Older video pins (just a regular pin with an MP4 attached, not the multi-page Idea Pin format) work the same way. The downloader detects whether a search result is an image, a video, or an Idea Pin and shows the appropriate download button. You will see a small video icon on result cards that have moving content.
Crafting Better Search Keywords
Pinterest search is very forgiving but rewards specific keywords. "Living room" gives generic results; "minimalist living room neutral palette" gives much sharper matches. If you are looking for inspiration in a specific style, include the style descriptor — "cottagecore," "industrial," "japandi," "art deco" — alongside the noun.
For photography references, include camera-style keywords: "golden hour portrait," "wide angle architecture," "macro flower bokeh." For design references, include the medium: "watercolor wedding invitation," "vintage typography poster." Combining two or three descriptors usually narrows results from millions to a useful set within the first page of returns.

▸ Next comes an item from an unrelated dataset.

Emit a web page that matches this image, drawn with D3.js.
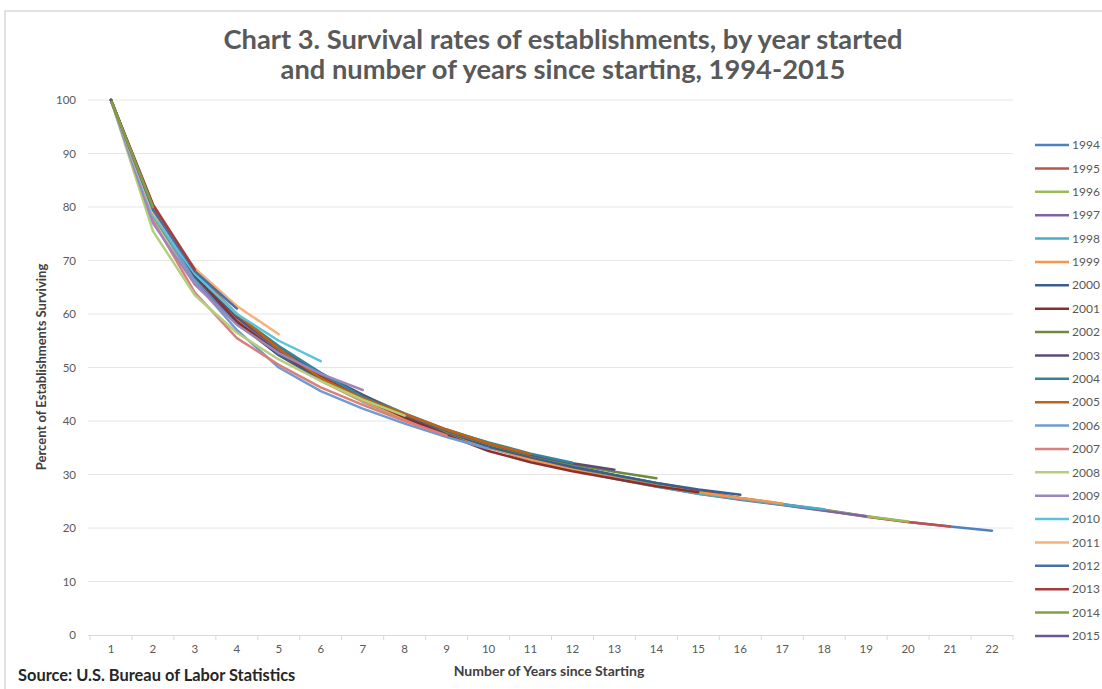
<!DOCTYPE html>
<html>
<head>
<meta charset="utf-8">
<script src="https://cdn.jsdelivr.net/npm/d3@7"></script>
<style>
  html, body { margin: 0; padding: 0; background: #fff; }
  svg { display: block; font-family: Lato, "Liberation Sans", sans-serif; }
</style>
</head>
<body>
<svg id="chart" width="1102" height="689"></svg>
<script>
// ---- data ----
const titleLines = ["Chart 3. Survival rates of establishments, by year started",
                    "and number of years since starting, 1994-2015"];
const yAxisTitle = "Percent of Establishments Surviving";
const xAxisTitle = "Number of Years since Starting";
const sourceText = "Source: U.S. Bureau of Labor Statistics";

const yearsSince = d3.range(1, 23);            // 1..22
const yTicks = [0, 10, 20, 30, 40, 50, 60, 70, 80, 90, 100];
const cohorts = [1994, 1995, 1996, 1997, 1998, 1999, 2000, 2001, 2002, 2003, 2004,
                 2005, 2006, 2007, 2008, 2009, 2010, 2011, 2012, 2013, 2014, 2015];
const colors = ["#4F81BD", "#C0504D", "#9BBB59", "#8064A2", "#4BACC6", "#F79646",
                "#3B5E8C", "#8B2F2D", "#6E8B3D", "#5E4A7A", "#31859C", "#C0620F",
                "#6F9BD2", "#D9807E", "#B3CF7E", "#9C86BC", "#5CC3DA", "#F9B07A",
                "#4670A6", "#A63D3A", "#7FA044", "#6C5590"];

const s1994 = [100, 79.0, 66.8, 59.0, 53.2, 48.6, 44.8, 41.4, 38.4, 35.9, 33.6, 31.6, 29.9, 28.4, 27.0, 25.6, 24.5, 23.4, 22.2, 21.1, 20.3, 19.5];
const s1995 = [100, 78.8, 66.5, 58.6, 52.7, 48.2, 44.4, 41.0, 38.0, 35.5, 33.3, 31.4, 29.8, 28.3, 26.9, 25.5, 24.4, 23.3, 22.1, 21.1, 20.3];
const s1996 = [100, 78.2, 66.0, 58.2, 52.4, 48.0, 44.2, 40.8, 37.8, 35.3, 33.2, 31.3, 29.7, 28.1, 26.6, 25.4, 24.4, 23.3, 22.2, 21.2];
const s1997 = [100, 78.6, 66.4, 58.4, 52.4, 47.8, 43.8, 40.3, 37.5, 35.1, 32.9, 31.0, 29.3, 27.8, 26.4, 25.3, 24.3, 23.2, 22.2];
const s1998 = [100, 78.9, 66.6, 58.6, 52.5, 47.6, 43.6, 40.3, 37.5, 35.0, 32.8, 30.9, 29.2, 27.7, 26.4, 25.4, 24.4, 23.5];
const s1999 = [100, 79.2, 67.0, 58.8, 52.4, 47.5, 43.7, 40.5, 37.7, 35.1, 32.8, 30.9, 29.3, 27.8, 26.7, 25.6, 24.6];
const s2000 = [100, 79.5, 67.0, 58.5, 52.3, 47.8, 44.1, 40.8, 37.9, 35.2, 33.2, 31.4, 29.9, 28.4, 27.2, 26.2];
const s2001 = [100, 80.3, 67.4, 58.6, 52.8, 48.2, 44.3, 40.7, 37.4, 34.4, 32.3, 30.6, 29.2, 27.8, 26.7];
const s2002 = [100, 79.8, 67.6, 59.6, 53.5, 48.9, 44.9, 41.3, 38.0, 35.7, 33.6, 31.9, 30.5, 29.3];
const s2003 = [100, 79.7, 67.6, 59.4, 53.6, 48.9, 44.9, 41.0, 38.2, 35.8, 33.7, 32.1, 30.9];
const s2004 = [100, 79.9, 67.8, 59.8, 54.0, 49.0, 44.5, 41.2, 38.3, 36.0, 33.9, 32.2];
const s2005 = [100, 80.0, 68.0, 60.0, 53.5, 48.0, 44.2, 41.3, 38.4, 35.8, 33.8];
const s2006 = [100, 79.0, 66.0, 57.0, 50.0, 45.6, 42.3, 39.5, 37.0, 34.8];
const s2007 = [100, 77.5, 64.0, 55.5, 50.5, 46.3, 43.0, 40.0, 37.3];
const s2008 = [100, 75.5, 63.5, 56.5, 51.5, 47.5, 44.0, 41.0];
const s2009 = [100, 77.0, 65.5, 58.0, 52.7, 48.8, 45.8];
const s2010 = [100, 78.5, 67.5, 60.0, 55.0, 51.2];
const s2011 = [100, 79.0, 68.5, 61.5, 56.2];
const s2012 = [100, 79.5, 68.0, 61.0];
const s2013 = [100, 80.5, 68.3];
const s2014 = [100, 80.0];
const s2015 = [100];

const seriesValues = [s1994, s1995, s1996, s1997, s1998, s1999, s2000, s2001, s2002, s2003, s2004,
                      s2005, s2006, s2007, s2008, s2009, s2010, s2011, s2012, s2013, s2014, s2015];

// ---- layout ----
const svg = d3.select("#chart");
const plot = { left: 90, right: 1013, top: 100, bottom: 635 };

// outer chart border
svg.append("rect")
  .attr("x", 5).attr("y", 11).attr("width", 1120).attr("height", 700)
  .attr("fill", "#fff").attr("stroke", "#D9D9D9").attr("stroke-width", 1.5);

const x = d3.scaleBand().domain(yearsSince).range([plot.left, plot.right]);
const y = d3.scaleLinear().domain([0, 100]).range([plot.bottom, plot.top]);

// gridlines
svg.append("g").selectAll("line").data(yTicks.filter(d => d > 0)).join("line")
  .attr("x1", plot.left - 2).attr("x2", plot.right)
  .attr("y1", d => y(d)).attr("y2", d => y(d))
  .attr("stroke", "#E6E6E6").attr("stroke-width", 1);

// y labels
const yAxis = d3.axisLeft(y).tickValues(yTicks).tickSize(0).tickPadding(12);
const gy = svg.append("g").attr("transform", `translate(${plot.left - 2},0)`).call(yAxis);
gy.select(".domain").remove();
gy.selectAll("text").attr("fill", "#595959").style("font-size", "11.5px")
  .style("font-family", "Lato, 'Liberation Sans', sans-serif");

// x axis
const xAxis = d3.axisBottom(x).tickSize(0).tickPadding(10);
const gx = svg.append("g").attr("transform", `translate(0,${plot.bottom})`).call(xAxis);
gx.select(".domain").attr("stroke", "#D9D9D9").attr("d", `M${plot.left - 2},0.5H${plot.right}`);
gx.selectAll("text").attr("fill", "#595959").style("font-size", "11.5px")
  .style("font-family", "Lato, 'Liberation Sans', sans-serif");
// tick marks between categories
const bounds = yearsSince.map(d => x(d)).concat([x(22) + x.bandwidth()]);
svg.append("g").selectAll("line").data(bounds).join("line")
  .attr("x1", d => d).attr("x2", d => d)
  .attr("y1", plot.bottom).attr("y2", plot.bottom + 5)
  .attr("stroke", "#D9D9D9");

// lines
const line = d3.line()
  .x((d, i) => x(yearsSince[i]) + x.bandwidth() / 2)
  .y(d => y(d));
svg.append("g").selectAll("path").data(seriesValues).join("path")
  .attr("d", d => line(d))
  .attr("fill", "none")
  .attr("stroke", (d, i) => colors[i])
  .attr("stroke-width", 2.5)
  .attr("stroke-linejoin", "round")
  .attr("stroke-linecap", "round");

// title
svg.append("g").selectAll("text").data(titleLines).join("text")
  .attr("x", 563).attr("y", (d, i) => 49 + i * 30)
  .attr("text-anchor", "middle")
  .attr("fill", "#595959")
  .style("font-size", "27.3px").style("font-weight", "bold")
  .text(d => d);

// axis titles
svg.append("text")
  .attr("transform", "translate(46,367) rotate(-90)")
  .attr("text-anchor", "middle")
  .attr("fill", "#404040")
  .style("font-size", "13px").style("font-weight", "bold")
  .text(yAxisTitle);
svg.append("text")
  .attr("x", 549).attr("y", 676)
  .attr("text-anchor", "middle")
  .attr("fill", "#404040")
  .style("font-size", "14px").style("font-weight", "bold")
  .text(xAxisTitle);

// source
svg.append("text")
  .attr("x", 18).attr("y", 681)
  .attr("fill", "#262626")
  .style("font-size", "16.4px").style("font-weight", "bold")
  .text(sourceText);

// legend
const legend = svg.append("g").selectAll("g").data(cohorts).join("g")
  .attr("transform", (d, i) => `translate(1035,${145 + i * 23.38})`);
legend.append("line")
  .attr("x1", 0).attr("x2", 34).attr("y1", 0).attr("y2", 0)
  .attr("stroke", (d, i) => colors[i]).attr("stroke-width", 2.5);
legend.append("text")
  .attr("x", 37).attr("y", 0).attr("dy", "0.35em")
  .attr("fill", "#595959").style("font-size", "12px")
  .text(d => d);
</script>
</body>
</html>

Personal Use, Sources, and Attribution
Most images on Pinterest were not originally created for Pinterest — they were pinned from photographer portfolios, design blogs, e-commerce sites, and other people's Instagram. The original copyright belongs to whoever made the image, not to Pinterest and not to the user who pinned it. Saving a pin to a personal moodboard or design references folder is normal use; reposting it as your own work, selling it as a print, or using it commercially is not.
When in doubt, click through to the pin's source URL (Pinterest shows it on every pin). Photographer portfolios usually list licensing terms; many photos are available for personal use but not commercial. Some are available for licensed commercial use through Adobe Stock, Unsplash, or similar. Pinterest is the discovery layer — the source is where rights live.